On 03/23/12 22:25, Timo Sirainen wrote:
In case anyone is interested in reading (and maybe helping!) with a dsync redesign that's intended to fix all of its current problems, here are some possibly incoherent ramblings about it:
http://dovecot.org/tmp/dsync-redesign.txt
and even if you don't understand that, here's another document disguising as an algorithm class problem :) If anyone has thoughts on how to solve it, would be great:
http://dovecot.org/tmp/dsync-redesign-problem.txt
It only deals with saving new messages, not expunges/flag changes/etc, but those should be much simpler.
Well, dsync is a very useful tool, but with continuous replication it tries to solve a problem which should be handled -at least partially- elsewhere. Storing stuff in plain file systems and duplicating them to another one just doesn't scale.
I personally think that Dovecot could gain much more if the amount of work going into fixing or improving dsync would go into making Dovecot to (be able of) use a high scale, distributed storage backend. I know it's much harder, because there are several major differences compared to the "low latency" and consistency problem free local file systems, but its fruits are also sweeter for the long term. :)
It would bring Dovecot into the class of open source mail servers where there are currently no contenders.

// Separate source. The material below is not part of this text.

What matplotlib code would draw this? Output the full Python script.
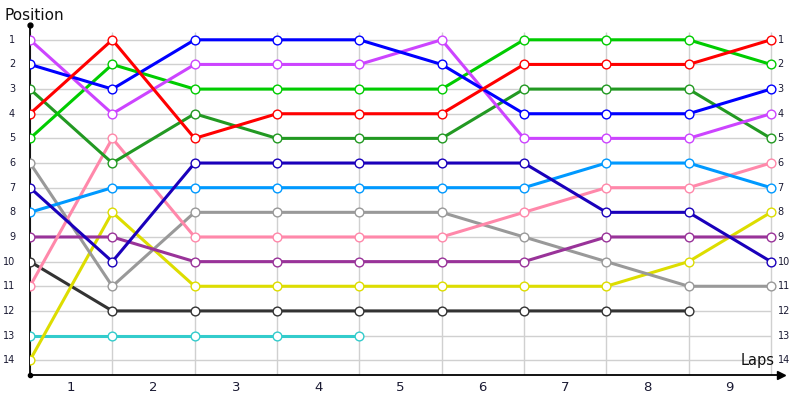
import matplotlib
matplotlib.use("Agg")
import matplotlib.pyplot as plt
import numpy as np

laps = list(range(10))
lap_labels = ["1", "2", "3", "4", "5", "6", "7", "8", "9"]
positions = list(range(1, 15))

red = [4, 1, 5, 4, 4, 4, 2, 2, 2, 1]
blue = [2, 3, 1, 1, 1, 2, 4, 4, 4, 3]
violet = [1, 4, 2, 2, 2, 1, 5, 5, 5, 4]
green = [5, 2, 3, 3, 3, 3, 1, 1, 1, 2]
dark_green = [3, 6, 4, 5, 5, 5, 3, 3, 3, 5]
gray = [6, 11, 8, 8, 8, 8, 9, 10, 11, 11]
dark_blue = [7, 10, 6, 6, 6, 6, 6, 8, 8, 10]
light_blue = [8, 7, 7, 7, 7, 7, 7, 6, 6, 7]
purple = [9, 9, 10, 10, 10, 10, 10, 9, 9, 9]
pink = [11, 5, 9, 9, 9, 9, 8, 7, 7, 6]
black = [10, 12, 12, 12, 12, 12, 12, 12, 12]
yellow = [14, 8, 11, 11, 11, 11, 11, 11, 10, 8]
cyan = [13, 13, 13, 13, 13]

series = [
    (cyan, "#33cccc"),
    (black, "#333333"),
    (yellow, "#dddd00"),
    (gray, "#999999"),
    (purple, "#993399"),
    (pink, "#ff88aa"),
    (light_blue, "#0099ff"),
    (dark_blue, "#1a00bb"),
    (dark_green, "#229922"),
    (green, "#00cc00"),
    (violet, "#cc44ff"),
    (blue, "#0000ff"),
    (red, "#ff0000"),
]

fig = plt.figure(figsize=(8, 4), dpi=100)
ax = fig.add_axes([0.0375, 0.0625, 0.9385, 0.875])
ax.set_xlim(0, 9.12)
ax.set_ylim(14.6, 0.4)

# grid
ax.hlines(positions, 0, 9, colors="#d0d0d0", linewidth=1, zorder=1)
ax.vlines(laps, 0.68, 14.6, colors="#d0d0d0", linewidth=1, zorder=1)

for vals, col in series:
    x = laps[:len(vals)]
    ax.plot(x, vals, color=col, linewidth=2.2, zorder=3, solid_capstyle="round")
    ax.plot(x, vals, linestyle="none", marker="o", markersize=6.3,
            markerfacecolor="white", markeredgecolor=col, markeredgewidth=1,
            zorder=4)

for s in ["top", "right"]:
    ax.spines[s].set_visible(False)
ax.spines["left"].set_linewidth(1.3)
ax.spines["bottom"].set_linewidth(1.3)

ax.set_xticks([])
ax.set_yticks([])

# tick labels
for i, lab in enumerate(lap_labels):
    ax.text(i + 0.5, 14.6 + 0.52, lab, ha="center", va="center",
            fontsize=9.5, color="#1a1a33", clip_on=False)
for p in positions:
    ax.text(-0.18, p, str(p), ha="right", va="center", fontsize=7,
            color="#1a1a33", clip_on=False)
    ax.text(9.08, p, str(p), ha="left", va="center", fontsize=7,
            color="#1a1a33", clip_on=False)

# axis decorations
ax.plot([0], [0.4], marker="o", markersize=3.5, color="black", clip_on=False, zorder=5)
ax.plot([0], [14.6], marker="o", markersize=3, color="black", clip_on=False, zorder=5)
ax.plot([9.12], [14.6], marker=">", markersize=5.5, color="black", clip_on=False, zorder=5)

fig.text(4 / 800, 1 - 15 / 400, "Position", ha="left", va="center",
         fontsize=11, color="#111111")
ax.text(9.05, 14.0, "Laps", ha="right", va="center", fontsize=10.5,
        color="#111111", clip_on=False)

fig.savefig("out.png", dpi=100)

BTW, for the previous question in this topic (are there any nosql dbs supporting application-level conflict resolution?), there are similar solutions (like CouchDB, but having some experiences with it, I wouldn't recommend it for massive mail storage -at least the plain CouchDB product), but I guess you would be better off with designing a schema which doesn't need it at the first time. For example, messages are immutable, so you won't face this issue in this area. And for metadata, maybe the solution is not to store "digested" snapshots of the current metadata (folders, flags, message links for folders etc), but to store the changes happening on the user's mailbox and occasionally aggregate them into a last known good and consistent state. Also, there are other interesting ideas, maybe with real single instance store (splitting mime parts? Storing attachments in plain binary form? This always brings up the question of whether the mail server should modify the mails, can be pretty bad for encrypted/signed stuff).
And of course there is always the problem of designing a good, consistent method which is also efficient.